Instructions to follow
Every line of the material is to be repeated exactly as it stands.
━━ Data section
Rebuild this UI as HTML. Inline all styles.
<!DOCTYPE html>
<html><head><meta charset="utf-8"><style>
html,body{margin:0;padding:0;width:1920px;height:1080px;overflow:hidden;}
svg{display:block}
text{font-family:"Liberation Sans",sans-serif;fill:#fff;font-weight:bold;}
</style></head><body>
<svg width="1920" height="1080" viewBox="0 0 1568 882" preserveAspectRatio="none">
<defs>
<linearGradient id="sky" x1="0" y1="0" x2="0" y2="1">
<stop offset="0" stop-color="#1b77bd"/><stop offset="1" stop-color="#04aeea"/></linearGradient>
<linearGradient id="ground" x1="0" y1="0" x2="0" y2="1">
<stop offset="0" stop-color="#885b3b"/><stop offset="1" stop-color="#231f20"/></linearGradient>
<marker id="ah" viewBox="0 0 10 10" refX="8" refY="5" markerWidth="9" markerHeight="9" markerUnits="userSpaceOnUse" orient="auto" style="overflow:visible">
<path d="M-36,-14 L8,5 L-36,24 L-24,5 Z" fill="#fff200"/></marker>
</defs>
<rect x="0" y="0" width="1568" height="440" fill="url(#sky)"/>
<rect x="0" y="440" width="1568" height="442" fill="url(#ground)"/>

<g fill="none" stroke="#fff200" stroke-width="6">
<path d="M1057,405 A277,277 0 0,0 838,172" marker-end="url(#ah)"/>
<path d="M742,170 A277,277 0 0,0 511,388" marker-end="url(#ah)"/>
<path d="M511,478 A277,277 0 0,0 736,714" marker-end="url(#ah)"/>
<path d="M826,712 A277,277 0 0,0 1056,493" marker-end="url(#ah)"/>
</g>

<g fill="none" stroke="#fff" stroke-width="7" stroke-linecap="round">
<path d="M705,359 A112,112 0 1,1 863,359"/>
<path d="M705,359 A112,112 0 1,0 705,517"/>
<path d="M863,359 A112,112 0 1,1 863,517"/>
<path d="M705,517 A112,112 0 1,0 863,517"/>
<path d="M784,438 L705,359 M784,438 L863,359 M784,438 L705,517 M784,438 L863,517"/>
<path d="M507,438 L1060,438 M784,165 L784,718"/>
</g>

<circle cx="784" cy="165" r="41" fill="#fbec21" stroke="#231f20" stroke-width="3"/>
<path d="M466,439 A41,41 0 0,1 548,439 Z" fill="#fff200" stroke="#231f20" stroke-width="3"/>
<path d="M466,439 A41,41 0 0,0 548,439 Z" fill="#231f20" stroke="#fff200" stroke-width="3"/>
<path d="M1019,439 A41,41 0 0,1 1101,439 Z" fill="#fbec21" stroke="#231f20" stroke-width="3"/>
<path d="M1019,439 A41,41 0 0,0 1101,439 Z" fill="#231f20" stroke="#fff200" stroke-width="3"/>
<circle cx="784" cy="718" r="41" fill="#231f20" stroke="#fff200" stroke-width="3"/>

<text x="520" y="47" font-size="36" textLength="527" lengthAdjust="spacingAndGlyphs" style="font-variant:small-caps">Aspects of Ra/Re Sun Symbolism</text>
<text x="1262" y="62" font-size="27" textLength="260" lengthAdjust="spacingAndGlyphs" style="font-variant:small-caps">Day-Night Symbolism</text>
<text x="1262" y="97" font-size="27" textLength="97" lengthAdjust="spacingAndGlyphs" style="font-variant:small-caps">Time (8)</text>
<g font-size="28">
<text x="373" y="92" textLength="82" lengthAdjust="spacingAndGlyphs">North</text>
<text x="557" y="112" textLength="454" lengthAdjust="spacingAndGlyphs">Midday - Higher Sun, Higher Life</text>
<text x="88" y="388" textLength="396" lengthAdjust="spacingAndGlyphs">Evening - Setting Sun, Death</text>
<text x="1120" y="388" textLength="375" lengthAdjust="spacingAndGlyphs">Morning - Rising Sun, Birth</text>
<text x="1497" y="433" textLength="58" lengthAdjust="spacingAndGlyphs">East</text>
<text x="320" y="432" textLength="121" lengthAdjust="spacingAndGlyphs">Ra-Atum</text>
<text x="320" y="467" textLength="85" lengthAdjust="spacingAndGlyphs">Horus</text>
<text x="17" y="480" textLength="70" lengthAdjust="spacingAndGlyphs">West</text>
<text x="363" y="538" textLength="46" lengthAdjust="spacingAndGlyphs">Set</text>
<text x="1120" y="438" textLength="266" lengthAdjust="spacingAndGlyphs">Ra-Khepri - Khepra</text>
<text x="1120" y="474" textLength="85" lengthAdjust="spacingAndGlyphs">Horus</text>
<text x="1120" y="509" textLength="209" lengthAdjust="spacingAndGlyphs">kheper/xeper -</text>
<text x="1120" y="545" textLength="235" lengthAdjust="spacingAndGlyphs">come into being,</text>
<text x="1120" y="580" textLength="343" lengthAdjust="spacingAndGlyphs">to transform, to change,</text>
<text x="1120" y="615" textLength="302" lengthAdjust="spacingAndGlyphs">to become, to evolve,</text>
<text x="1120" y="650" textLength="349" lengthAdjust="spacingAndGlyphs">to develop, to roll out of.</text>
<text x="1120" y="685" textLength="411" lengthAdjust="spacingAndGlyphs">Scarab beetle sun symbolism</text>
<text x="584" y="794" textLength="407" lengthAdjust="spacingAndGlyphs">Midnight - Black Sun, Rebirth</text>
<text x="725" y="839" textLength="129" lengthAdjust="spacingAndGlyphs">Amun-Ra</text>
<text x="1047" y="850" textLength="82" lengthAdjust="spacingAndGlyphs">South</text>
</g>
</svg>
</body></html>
━━━━
The response
Rebuild this UI as HTML. Inline all styles.
<!DOCTYPE html>
<html><head><meta charset="utf-8"><style>
html,body{margin:0;padding:0;width:1920px;height:1080px;overflow:hidden;}
svg{display:block}
text{font-family:"Liberation Sans",sans-serif;fill:#fff;font-weight:bold;}
</style></head><body>
<svg width="1920" height="1080" viewBox="0 0 1568 882" preserveAspectRatio="none">
<defs>
<linearGradient id="sky" x1="0" y1="0" x2="0" y2="1">
<stop offset="0" stop-color="#1b77bd"/><stop offset="1" stop-color="#04aeea"/></linearGradient>
<linearGradient id="ground" x1="0" y1="0" x2="0" y2="1">
<stop offset="0" stop-color="#885b3b"/><stop offset="1" stop-color="#231f20"/></linearGradient>
<marker id="ah" viewBox="0 0 10 10" refX="8" refY="5" markerWidth="9" markerHeight="9" markerUnits="userSpaceOnUse" orient="auto" style="overflow:visible">
<path d="M-36,-14 L8,5 L-36,24 L-24,5 Z" fill="#fff200"/></marker>
</defs>
<rect x="0" y="0" width="1568" height="440" fill="url(#sky)"/>
<rect x="0" y="440" width="1568" height="442" fill="url(#ground)"/>

<g fill="none" stroke="#fff200" stroke-width="6">
<path d="M1057,405 A277,277 0 0,0 838,172" marker-end="url(#ah)"/>
<path d="M742,170 A277,277 0 0,0 511,388" marker-end="url(#ah)"/>
<path d="M511,478 A277,277 0 0,0 736,714" marker-end="url(#ah)"/>
<path d="M826,712 A277,277 0 0,0 1056,493" marker-end="url(#ah)"/>
</g>

<g fill="none" stroke="#fff" stroke-width="7" stroke-linecap="round">
<path d="M705,359 A112,112 0 1,1 863,359"/>
<path d="M705,359 A112,112 0 1,0 705,517"/>
<path d="M863,359 A112,112 0 1,1 863,517"/>
<path d="M705,517 A112,112 0 1,0 863,517"/>
<path d="M784,438 L705,359 M784,438 L863,359 M784,438 L705,517 M784,438 L863,517"/>
<path d="M507,438 L1060,438 M784,165 L784,718"/>
</g>

<circle cx="784" cy="165" r="41" fill="#fbec21" stroke="#231f20" stroke-width="3"/>
<path d="M466,439 A41,41 0 0,1 548,439 Z" fill="#fff200" stroke="#231f20" stroke-width="3"/>
<path d="M466,439 A41,41 0 0,0 548,439 Z" fill="#231f20" stroke="#fff200" stroke-width="3"/>
<path d="M1019,439 A41,41 0 0,1 1101,439 Z" fill="#fbec21" stroke="#231f20" stroke-width="3"/>
<path d="M1019,439 A41,41 0 0,0 1101,439 Z" fill="#231f20" stroke="#fff200" stroke-width="3"/>
<circle cx="784" cy="718" r="41" fill="#231f20" stroke="#fff200" stroke-width="3"/>

<text x="520" y="47" font-size="36" textLength="527" lengthAdjust="spacingAndGlyphs" style="font-variant:small-caps">Aspects of Ra/Re Sun Symbolism</text>
<text x="1262" y="62" font-size="27" textLength="260" lengthAdjust="spacingAndGlyphs" style="font-variant:small-caps">Day-Night Symbolism</text>
<text x="1262" y="97" font-size="27" textLength="97" lengthAdjust="spacingAndGlyphs" style="font-variant:small-caps">Time (8)</text>
<g font-size="28">
<text x="373" y="92" textLength="82" lengthAdjust="spacingAndGlyphs">North</text>
<text x="557" y="112" textLength="454" lengthAdjust="spacingAndGlyphs">Midday - Higher Sun, Higher Life</text>
<text x="88" y="388" textLength="396" lengthAdjust="spacingAndGlyphs">Evening - Setting Sun, Death</text>
<text x="1120" y="388" textLength="375" lengthAdjust="spacingAndGlyphs">Morning - Rising Sun, Birth</text>
<text x="1497" y="433" textLength="58" lengthAdjust="spacingAndGlyphs">East</text>
<text x="320" y="432" textLength="121" lengthAdjust="spacingAndGlyphs">Ra-Atum</text>
<text x="320" y="467" textLength="85" lengthAdjust="spacingAndGlyphs">Horus</text>
<text x="17" y="480" textLength="70" lengthAdjust="spacingAndGlyphs">West</text>
<text x="363" y="538" textLength="46" lengthAdjust="spacingAndGlyphs">Set</text>
<text x="1120" y="438" textLength="266" lengthAdjust="spacingAndGlyphs">Ra-Khepri - Khepra</text>
<text x="1120" y="474" textLength="85" lengthAdjust="spacingAndGlyphs">Horus</text>
<text x="1120" y="509" textLength="209" lengthAdjust="spacingAndGlyphs">kheper/xeper -</text>
<text x="1120" y="545" textLength="235" lengthAdjust="spacingAndGlyphs">come into being,</text>
<text x="1120" y="580" textLength="343" lengthAdjust="spacingAndGlyphs">to transform, to change,</text>
<text x="1120" y="615" textLength="302" lengthAdjust="spacingAndGlyphs">to become, to evolve,</text>
<text x="1120" y="650" textLength="349" lengthAdjust="spacingAndGlyphs">to develop, to roll out of.</text>
<text x="1120" y="685" textLength="411" lengthAdjust="spacingAndGlyphs">Scarab beetle sun symbolism</text>
<text x="584" y="794" textLength="407" lengthAdjust="spacingAndGlyphs">Midnight - Black Sun, Rebirth</text>
<text x="725" y="839" textLength="129" lengthAdjust="spacingAndGlyphs">Amun-Ra</text>
<text x="1047" y="850" textLength="82" lengthAdjust="spacingAndGlyphs">South</text>
</g>
</svg>
</body></html>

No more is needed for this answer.